After a short trial period an agreement was to be signed by my father, myself and Mr. Viall, which bound me stay in the employment of the company for a specified number of days, amounting to three years of full time. The company bound itself to teach me the art and practice of the machinist's trade. To insure that I remained until my term of instruction was completed, my father was required to post with the company a cash bond of one hundred dollars.

That cash bond was quite a problem. I had never seen and hardly even heard of so large a sum of money in one piece. But one day, early in January, Father reached up behind the clock on the mantel and pulled out a hundred-dollar bill. He had borrowed it from one of his more prosperous friends.

And so, at 7:00 A.M. on the morning of January 14, 1897, I presented myself to Mr. Viall and was assigned to work for Mr. Morpeth, the foreman of Floor "C", where the new Brown & Sharpe automatic screw machine was being developed and launched on its successful career in the machine shops of the world. This was a stroke of great good fortune, for the designer and inventor of that machine was one William Davenport, who was from St. Johnsbury, Vermont. We became acquainted and he helped me materially in my later progress.

What I can remember of those days is first of all the sweet, clean smell of the shop as I entered. Housekeeping was a matter of pride. In this we all assisted. But there was in addition a custom of opening the windows in the small hours of the morning and letting the fresh air blow through, no matter how cold the weather.

My first job was to "center" some bar stock which had been cut to length in the stockroom and brought up on the elevator. I got a first lesson when I loaded the wheelbarrow high with steel bars and found I could not lift the handles to get the legs off the floor. The grins and ironic comments which came to me were a foretaste of a friendly raillery which extended over the years ahead.

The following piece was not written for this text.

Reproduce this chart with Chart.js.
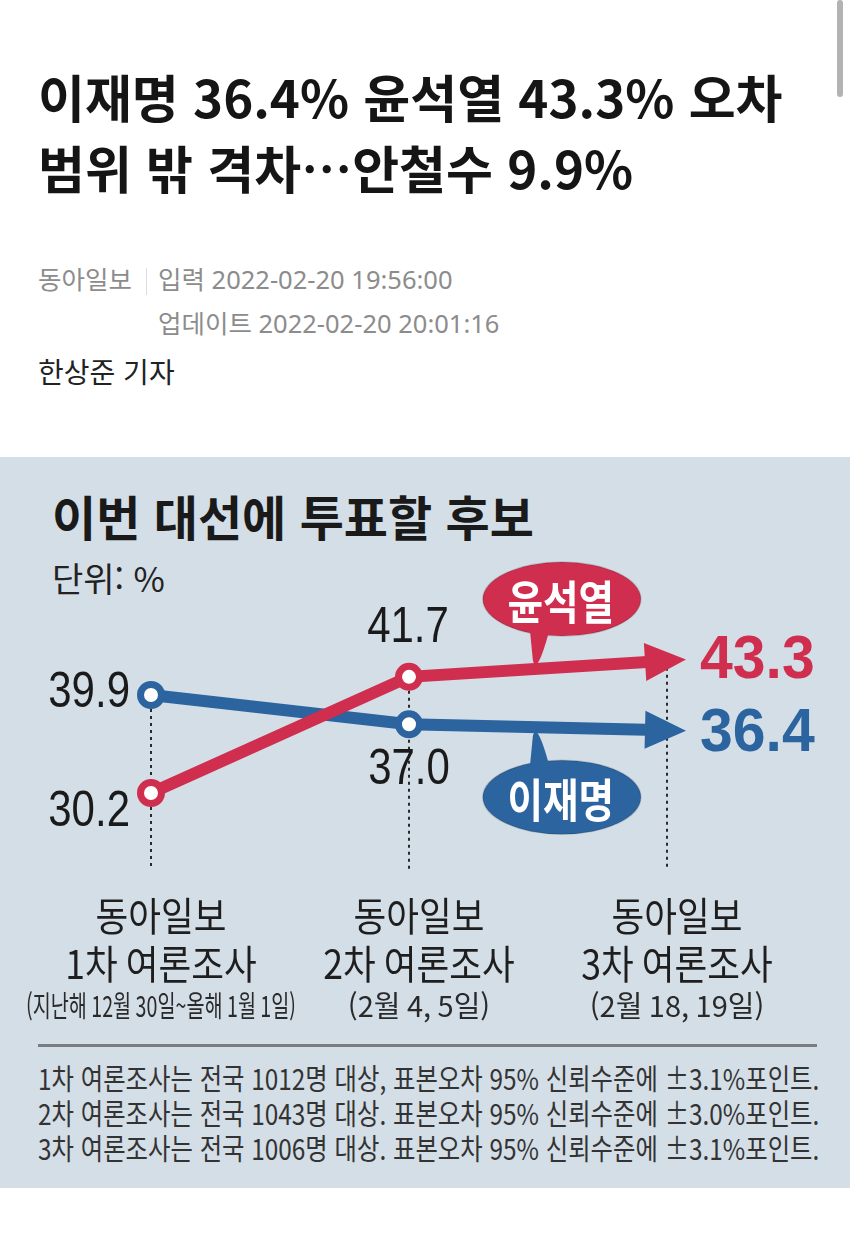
<!DOCTYPE html>
<html lang="ko">
<head>
<meta charset="utf-8">
<script src="https://cdn.jsdelivr.net/npm/chart.js@4.4.1/dist/chart.umd.min.js"></script>
<style>
  body { margin: 0; width: 850px; height: 1259px; background: #fff; position: relative; overflow: hidden;
         font-family: "Noto Sans CJK KR", "Noto Sans", sans-serif; }
  .abs { position: absolute; white-space: nowrap; line-height: 1; }
  .headline { left: 38px; font-size: 51px; font-weight: 700; color: #151515; letter-spacing: 0; }
  .meta { font-size: 25.5px; color: #8c8c8c; font-family: "Noto Sans", "Noto Sans CJK KR", sans-serif; }
  #scroll { position: absolute; left: 837px; top: 0; width: 6px; height: 97px; background: #b3b3b3; border-radius: 3px; }
  #panel { position: absolute; left: 0; top: 457px; width: 850px; height: 731px; background: #d4dee7; }
  #titre { left: 52px; top: 491px; font-size: 48px; font-weight: 700; color: #1a1a1a; }
  #unite { left: 52px; top: 561px; font-size: 34px; color: #222; }
  #trait { position: absolute; left: 38px; top: 1044px; width: 779px; height: 3px; background: #7a7e83; }
  .note { left: 38px; font-size: 29px; color: #333; transform: scaleX(0.84); transform-origin: left top; }
  #graph { position: absolute; left: 0; top: 457px; }
</style>
</head>
<body>
<div id="scroll"></div>
<div class="abs headline" style="top:71px">이재명 36.4% 윤석열 43.3% 오차</div>
<div class="abs headline" style="top:142px">범위 밖 격차…안철수 9.9%</div>

<div class="abs meta" style="left:38px; top:267px">동아일보</div>
<div style="position:absolute; left:146px; top:268px; width:1px; height:27px; background:#ddd"></div>
<div class="abs meta" style="left:158px; top:267px">입력 2022-02-20 19:56:00</div>
<div class="abs meta" style="left:158px; top:311px">업데이트 2022-02-20 20:01:16</div>
<div class="abs" style="left:38px; top:357px; font-size:28px; color:#222">한상준 기자</div>

<div id="panel"></div>
<div class="abs" id="titre">이번 대선에 투표할 후보</div>
<div class="abs" id="unite">단위: %</div>
<div id="trait"></div>
<div class="abs note" style="top:1063px">1차 여론조사는 전국 1012명 대상, 표본오차 95% 신뢰수준에 ±3.1%포인트.</div>
<div class="abs note" style="top:1098px">2차 여론조사는 전국 1043명 대상. 표본오차 95% 신뢰수준에 ±3.0%포인트.</div>
<div class="abs note" style="top:1133px">3차 여론조사는 전국 1006명 대상. 표본오차 95% 신뢰수준에 ±3.1%포인트.</div>

<canvas id="graph" width="850" height="731"></canvas>

<script>
'use strict';
//les trois sondages (catégories)
const sondages = ['1차', '2차', '3차'];
const lignesJournal = ['동아일보', '동아일보', '동아일보'];
const lignesRonde = ['1차 여론조사', '2차 여론조사', '3차 여론조사'];
const lignesDate = ['(지난해 12월 30일~올해 1월 1일)', '(2월 4, 5일)', '(2월 18, 19일)'];

//valeurs en %
const nomYoon = '윤석열';
const valeursYoon = [30.2, 41.7, 43.3];
const nomLee = '이재명';
const valeursLee = [39.9, 37.0, 36.4];

const rouge = '#cf2e4e';
const bleu = '#2c64a0';
const KR = '"Noto Sans CJK KR", sans-serif';
const NUM = '"Liberation Sans", Arial, sans-serif';

//texte condensé horizontalement
function texteSerre(ctx, txt, x, y, police, couleur, align, sx, maxW) {
  ctx.save();
  ctx.font = police;
  ctx.fillStyle = couleur;
  ctx.textAlign = align;
  ctx.textBaseline = 'middle';
  ctx.translate(x, y);
  ctx.scale(sx, 1);
  if (maxW) ctx.fillText(txt, 0, 0, maxW / sx);
  else ctx.fillText(txt, 0, 0);
  ctx.restore();
}

//pointillés verticaux sous chaque sondage
const pointilles = {
  id: 'pointilles',
  beforeDatasetsDraw(chart) {
    const ctx = chart.ctx;
    const bas = chart.chartArea.bottom + 24;
    sondages.forEach((s, i) => {
      const ys = chart.getSortedVisibleDatasetMetas().map(m => m.data[i].y);
      const x = chart.scales.x.getPixelForValue(i);
      ctx.save();
      ctx.strokeStyle = '#2a2a2a';
      ctx.lineWidth = 2;
      ctx.setLineDash([3, 4]);
      ctx.beginPath();
      ctx.moveTo(x, Math.min(...ys));
      ctx.lineTo(x, bas);
      ctx.stroke();
      ctx.restore();
    });
  }
};

//flèches, étiquettes, bulles et libellés des sondages
const decor = {
  id: 'decor',
  afterDatasetsDraw(chart) {
    const ctx = chart.ctx;
    const metas = chart.getSortedVisibleDatasetMetas();

    metas.forEach(meta => {
      const ds = chart.data.datasets[meta.index];
      const pts = meta.data;
      const n = pts.length;
      const p1 = pts[n - 2], p2 = pts[n - 1];
      const L = Math.hypot(p2.x - p1.x, p2.y - p1.y);
      const dx = (p2.x - p1.x) / L, dy = (p2.y - p1.y) / L;
      //tête de flèche
      const tip = [p2.x + dx * 19, p2.y + dy * 19];
      const base = [p2.x - dx * 22, p2.y - dy * 22];
      const hw = 19;
      ctx.save();
      ctx.fillStyle = ds.borderColor;
      ctx.beginPath();
      ctx.moveTo(tip[0], tip[1]);
      ctx.lineTo(base[0] - dy * hw, base[1] + dx * hw);
      ctx.lineTo(base[0] + dy * hw, base[1] - dx * hw);
      ctx.closePath();
      ctx.fill();
      ctx.restore();

      //étiquettes de valeurs
      const place = ds.etiquettes;
      ds.data.forEach((v, i) => {
        const p = pts[i];
        const o = place[i];
        if (i === n - 1) {
          texteSerre(ctx, v.toFixed(1), p.x + o[0], p.y + o[1], 'bold 62px ' + NUM, ds.borderColor, 'left', 0.95);
        } else {
          texteSerre(ctx, v.toFixed(1), p.x + o[0], p.y + o[1], '400 50px ' + NUM, '#1a1a1a', o[2], 0.84);
        }
      });

      //bulle avec le nom
      const sens = ds.bulle; // -1 au-dessus, 1 en dessous
      const ax = p1.x + 0.48 * (p2.x - p1.x);
      const ay = p1.y + 0.48 * (p2.y - p1.y) + sens * 9;
      const cx = ax + 29, cy = ay + sens * 61;
      ctx.save();
      ctx.fillStyle = ds.borderColor;
      ctx.strokeStyle = 'rgba(0,0,0,0.15)';
      ctx.lineWidth = 1.5;
      ctx.beginPath();
      ctx.ellipse(cx, cy, 79, 37, 0, 0, Math.PI * 2);
      ctx.fill();
      ctx.stroke();
      ctx.beginPath();
      ctx.moveTo(ax - 4, cy - sens * 20);
      ctx.lineTo(ax + 18, cy - sens * 26);
      ctx.quadraticCurveTo(ax + 4, ay - sens * 18, ax, ay);
      ctx.closePath();
      ctx.fill();
      ctx.restore();
      texteSerre(ctx, ds.label, cx - 1, cy + 2, 'bold 46px ' + KR, '#fff', 'center', 0.84);
    });

    //libellés des sondages
    const bas = chart.chartArea.bottom;
    sondages.forEach((s, i) => {
      const x = chart.scales.x.getPixelForValue(i) + 10;
      texteSerre(ctx, lignesJournal[i], x, bas + 70, '400 40px ' + KR, '#1e1e1e', 'center', 0.89);
      texteSerre(ctx, lignesRonde[i], x, bas + 118, '400 40px ' + KR, '#1e1e1e', 'center', 0.89);
      texteSerre(ctx, lignesDate[i], x, bas + 160, '400 29px ' + KR, '#2a2a2a', 'center', 1.0, 270);
    });
  }
};

const graphique = new Chart(document.getElementById('graph').getContext('2d'), {
  type: 'line',
  data: {
    labels: sondages,
    datasets: [{
      label: nomYoon,
      data: valeursYoon,
      borderColor: rouge,
      pointBorderColor: rouge,
      etiquettes: [[-21, 19, 'right'], [-1, -49, 'center'], [33, 0]],
      bulle: -1
    }, {
      label: nomLee,
      data: valeursLee,
      borderColor: bleu,
      pointBorderColor: bleu,
      etiquettes: [[-21, -2, 'right'], [0, 46, 'center'], [33, 4]],
      bulle: 1
    }].map(d => Object.assign({
      borderWidth: 12,
      borderCapStyle: 'butt',
      tension: 0,
      clip: false,
      pointRadius: [10.5, 10.5, 0],
      pointBorderWidth: 7,
      pointBackgroundColor: '#fff',
      pointHoverRadius: 0
    }, d))
  },
  options: {
    responsive: false,
    animation: false,
    events: [],
    layout: { padding: { left: 151, right: 183, top: 136, bottom: 342.5 } },
    scales: {
      x: { display: false },
      y: { display: false, min: 25, max: 50 }
    },
    plugins: { legend: { display: false }, tooltip: { enabled: false } }
  },
  plugins: [pointilles, decor]
});
</script>
</body>
</html>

To serve an apprenticeship at Brown and Sharpe's in those days was to receive the finest mechanical training that the world afforded. The requirements for output were high, but those for accuracy were supreme. That accuracy was the sum of many detailed requirements put together. No one of them could be slighted.

Our work was inspected, but in the main accuracy was achieved by self-discipline. During the years when I was working in this shop it was an automatic procedure for anyone who had spoiled a piece of work to show it to the foreman. That spirit was in the air we breathed.

A prime essential for accuracy in lathework is that the "live center" must run truly with an error of less than a thousandth of an inch. Should it "run out" it must be trued. We used an ingenious device for this. An attachment was held in the tool post of the lathe and lined up by the centers. It carried a small grinding wheel rotated by a friction drive from the cone pulley. By passing this grinding wheel back and forth across the revolving live center, it was accurately trued. The name plate on this device stated that it was built by Leland and Falconer of Detroit. Henry Leland had been the first to come down from St. Johnsbury to serve his time at Brown and Sharpe's, even as I was doing. He then left for Detroit, where he made the device just described. But he didn't stop there. He went on to build the Cadillac. He bore the same relation to the American fine car that Henry Ford did to the popular automobile.

My apprenticeship training took me into a wide variety of shop operations -- including gear cutting, in which I became intensely interested. In later years this interest led to the creative work which determined my future. Yet my stay in the gear-cutting department was shortened by an emotional upset.

In those days, machines for accurate cutting of bevel gears were just being introduced. Bilgram of Philadelphia had a generating machine and Gleason of Rochester a template machine. However, most bevel gears were roughed out with milling cutters and finished by hand filing. The setting of the cutter for roughing was a matter of judgment and experience. No rules were known. I was unable to acquire the needed experienced judgment, and I floundered. I not only floundered; I sank and went back to more intelligible and rational operations. Anything which could not be analyzed offended my mechanical instincts. In the presence of such a situation I blew up before I sank.

Years afterward I got my revenge. The problem which had lain like a dead weight on my memory began to clear up, and finally I solved it, by measuring the thickness of the cutter at the pitch line, and calculating therefrom the offset. I returned with my solution to Brown and Sharpe, and a little later it appeared in all the shop handbooks and manuals. (There is little need for such a procedure nowadays, for bevel-gear generating machines are in widespread use, and milled bevel gears are obsolete.)

As I approached the end of my three year apprenticeship, I was given a final examination, though I did not recognize it as such at the time. To give us a little extra money, piecework was from time to time passed out to us. The last work of this sort which was given me was making complete a small lot of "tap-holders", one of the standard tools for the automatic screw machine. I finished them up and was then sent with them to the chief inspector of the company, Mr. Beale. He criticized me severely for the banged-up slots in some of the screws, and made me get new ones to replace them. So I did not get high marks on final exams -- either at Central Falls High School or at Brown and Sharpe's.

I graduated, nevertheless, and still treasure my certificate of completion of apprenticeship.


I recently read a book by Gerald M. Cabone -- Brown & Sharpe and the Measure of American Industry. It was published in 2017.